Your instructions ▸
Pull out each line of the data that includes the word "chart".

Start of Information supplied

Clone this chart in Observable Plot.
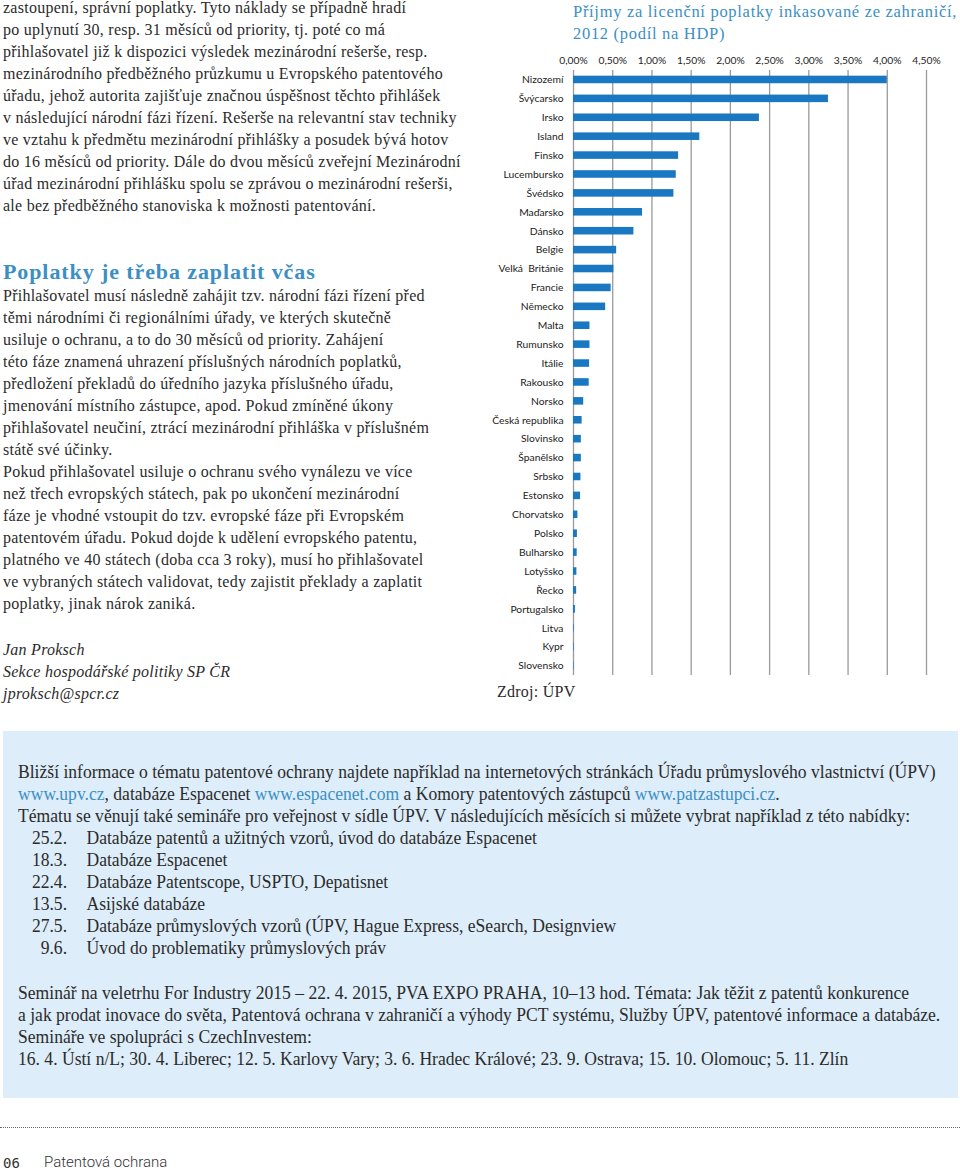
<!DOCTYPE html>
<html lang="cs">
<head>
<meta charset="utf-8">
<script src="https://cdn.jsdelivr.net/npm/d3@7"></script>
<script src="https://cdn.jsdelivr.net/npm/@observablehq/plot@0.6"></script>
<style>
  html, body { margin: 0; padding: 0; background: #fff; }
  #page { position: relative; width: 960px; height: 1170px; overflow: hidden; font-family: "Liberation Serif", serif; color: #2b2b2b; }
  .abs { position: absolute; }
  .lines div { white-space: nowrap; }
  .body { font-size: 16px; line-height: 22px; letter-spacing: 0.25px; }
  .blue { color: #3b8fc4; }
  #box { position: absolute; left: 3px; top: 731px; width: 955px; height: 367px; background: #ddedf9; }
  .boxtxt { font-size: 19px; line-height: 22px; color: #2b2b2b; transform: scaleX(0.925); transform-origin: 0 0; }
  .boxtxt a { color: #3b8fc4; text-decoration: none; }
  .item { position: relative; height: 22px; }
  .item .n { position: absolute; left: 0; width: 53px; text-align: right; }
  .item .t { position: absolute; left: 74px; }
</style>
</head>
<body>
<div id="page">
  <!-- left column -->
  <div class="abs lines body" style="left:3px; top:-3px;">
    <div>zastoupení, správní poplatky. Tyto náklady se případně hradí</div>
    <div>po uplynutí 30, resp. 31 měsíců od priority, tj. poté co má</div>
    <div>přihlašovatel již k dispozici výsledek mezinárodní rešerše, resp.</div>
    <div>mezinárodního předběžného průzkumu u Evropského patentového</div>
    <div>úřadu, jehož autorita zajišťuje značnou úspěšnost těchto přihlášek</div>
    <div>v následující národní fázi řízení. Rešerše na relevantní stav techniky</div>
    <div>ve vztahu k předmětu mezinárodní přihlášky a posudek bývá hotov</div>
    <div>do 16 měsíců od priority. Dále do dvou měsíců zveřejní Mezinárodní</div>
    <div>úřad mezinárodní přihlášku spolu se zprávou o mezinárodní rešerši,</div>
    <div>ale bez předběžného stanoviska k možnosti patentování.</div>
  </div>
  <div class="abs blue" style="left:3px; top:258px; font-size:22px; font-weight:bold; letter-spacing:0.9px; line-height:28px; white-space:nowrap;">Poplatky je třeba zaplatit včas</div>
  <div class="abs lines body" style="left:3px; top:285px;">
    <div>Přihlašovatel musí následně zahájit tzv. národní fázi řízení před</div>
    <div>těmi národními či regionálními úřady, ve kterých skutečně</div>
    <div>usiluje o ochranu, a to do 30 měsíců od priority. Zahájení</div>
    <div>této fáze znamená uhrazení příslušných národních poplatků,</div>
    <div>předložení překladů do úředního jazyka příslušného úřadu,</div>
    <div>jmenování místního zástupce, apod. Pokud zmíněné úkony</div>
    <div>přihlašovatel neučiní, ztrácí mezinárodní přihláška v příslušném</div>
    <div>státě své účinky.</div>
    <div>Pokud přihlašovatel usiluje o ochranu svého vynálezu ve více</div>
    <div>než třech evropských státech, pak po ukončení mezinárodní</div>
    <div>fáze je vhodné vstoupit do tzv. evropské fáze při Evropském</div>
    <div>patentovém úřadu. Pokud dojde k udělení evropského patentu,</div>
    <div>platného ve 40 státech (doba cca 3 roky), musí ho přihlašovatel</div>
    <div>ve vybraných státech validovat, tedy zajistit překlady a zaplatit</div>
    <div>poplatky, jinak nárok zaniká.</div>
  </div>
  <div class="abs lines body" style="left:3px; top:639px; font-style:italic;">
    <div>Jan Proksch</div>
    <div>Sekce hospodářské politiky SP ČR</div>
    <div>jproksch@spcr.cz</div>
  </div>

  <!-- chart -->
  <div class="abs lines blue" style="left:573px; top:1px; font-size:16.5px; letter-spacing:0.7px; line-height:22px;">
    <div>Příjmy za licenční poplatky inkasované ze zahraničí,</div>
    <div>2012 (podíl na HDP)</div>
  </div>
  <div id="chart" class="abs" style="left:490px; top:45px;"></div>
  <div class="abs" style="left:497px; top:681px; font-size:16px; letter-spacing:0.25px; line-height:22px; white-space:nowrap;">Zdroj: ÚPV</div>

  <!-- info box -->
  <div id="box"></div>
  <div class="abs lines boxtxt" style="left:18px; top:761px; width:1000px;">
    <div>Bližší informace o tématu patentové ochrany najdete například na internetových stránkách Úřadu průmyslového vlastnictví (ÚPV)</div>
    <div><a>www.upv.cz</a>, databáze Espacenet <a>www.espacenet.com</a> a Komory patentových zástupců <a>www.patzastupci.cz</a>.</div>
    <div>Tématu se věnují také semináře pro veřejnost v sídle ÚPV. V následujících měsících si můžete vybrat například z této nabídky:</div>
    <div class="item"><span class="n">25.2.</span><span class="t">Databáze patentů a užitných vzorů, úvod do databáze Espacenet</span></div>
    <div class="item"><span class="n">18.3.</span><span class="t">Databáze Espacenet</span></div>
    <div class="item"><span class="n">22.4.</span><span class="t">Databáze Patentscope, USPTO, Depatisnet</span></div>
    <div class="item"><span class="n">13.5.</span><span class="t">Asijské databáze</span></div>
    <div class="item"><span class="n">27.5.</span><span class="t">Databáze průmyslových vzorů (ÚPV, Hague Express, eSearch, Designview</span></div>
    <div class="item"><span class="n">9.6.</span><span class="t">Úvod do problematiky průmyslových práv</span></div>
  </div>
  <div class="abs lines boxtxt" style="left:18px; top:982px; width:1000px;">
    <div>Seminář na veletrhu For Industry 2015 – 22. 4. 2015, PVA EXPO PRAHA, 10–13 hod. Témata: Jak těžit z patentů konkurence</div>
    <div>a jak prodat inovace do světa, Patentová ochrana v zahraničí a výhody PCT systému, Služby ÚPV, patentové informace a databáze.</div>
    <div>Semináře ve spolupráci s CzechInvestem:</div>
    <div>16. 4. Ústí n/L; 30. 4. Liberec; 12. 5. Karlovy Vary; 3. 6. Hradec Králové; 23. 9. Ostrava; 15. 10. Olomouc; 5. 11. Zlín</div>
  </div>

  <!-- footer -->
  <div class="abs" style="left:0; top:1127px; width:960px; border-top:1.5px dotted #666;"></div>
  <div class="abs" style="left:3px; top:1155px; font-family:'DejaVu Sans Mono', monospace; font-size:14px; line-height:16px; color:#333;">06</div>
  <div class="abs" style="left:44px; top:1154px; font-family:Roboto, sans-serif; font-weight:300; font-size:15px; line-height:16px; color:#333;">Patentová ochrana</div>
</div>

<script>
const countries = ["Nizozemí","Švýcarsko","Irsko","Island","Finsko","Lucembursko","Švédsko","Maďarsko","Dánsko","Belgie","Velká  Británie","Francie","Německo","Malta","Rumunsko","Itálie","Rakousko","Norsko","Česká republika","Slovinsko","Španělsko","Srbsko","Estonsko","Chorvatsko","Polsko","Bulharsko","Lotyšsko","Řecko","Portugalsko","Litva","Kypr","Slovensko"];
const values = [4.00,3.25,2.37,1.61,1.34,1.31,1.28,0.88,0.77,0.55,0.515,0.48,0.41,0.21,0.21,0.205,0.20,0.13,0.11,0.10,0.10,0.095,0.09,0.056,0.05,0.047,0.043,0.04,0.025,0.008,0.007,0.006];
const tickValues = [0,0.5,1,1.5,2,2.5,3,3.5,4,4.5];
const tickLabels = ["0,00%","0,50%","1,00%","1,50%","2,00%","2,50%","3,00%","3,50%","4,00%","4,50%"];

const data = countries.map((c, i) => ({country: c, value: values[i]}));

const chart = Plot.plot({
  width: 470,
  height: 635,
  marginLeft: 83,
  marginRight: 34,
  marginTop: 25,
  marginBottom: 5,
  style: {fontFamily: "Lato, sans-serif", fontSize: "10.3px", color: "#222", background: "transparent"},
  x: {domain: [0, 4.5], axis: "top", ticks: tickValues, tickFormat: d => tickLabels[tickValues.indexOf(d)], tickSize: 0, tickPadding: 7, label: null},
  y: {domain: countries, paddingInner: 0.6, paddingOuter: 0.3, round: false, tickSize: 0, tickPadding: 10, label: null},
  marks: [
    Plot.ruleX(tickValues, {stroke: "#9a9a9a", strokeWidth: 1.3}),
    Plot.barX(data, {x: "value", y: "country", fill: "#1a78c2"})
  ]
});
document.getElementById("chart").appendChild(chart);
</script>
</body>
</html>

End of Information supplied

Solution ▸
Clone this chart in Observable Plot.
  <!-- chart -->
  <div id="chart" class="abs" style="left:490px; top:45px;"></div>
const chart = Plot.plot({
document.getElementById("chart").appendChild(chart);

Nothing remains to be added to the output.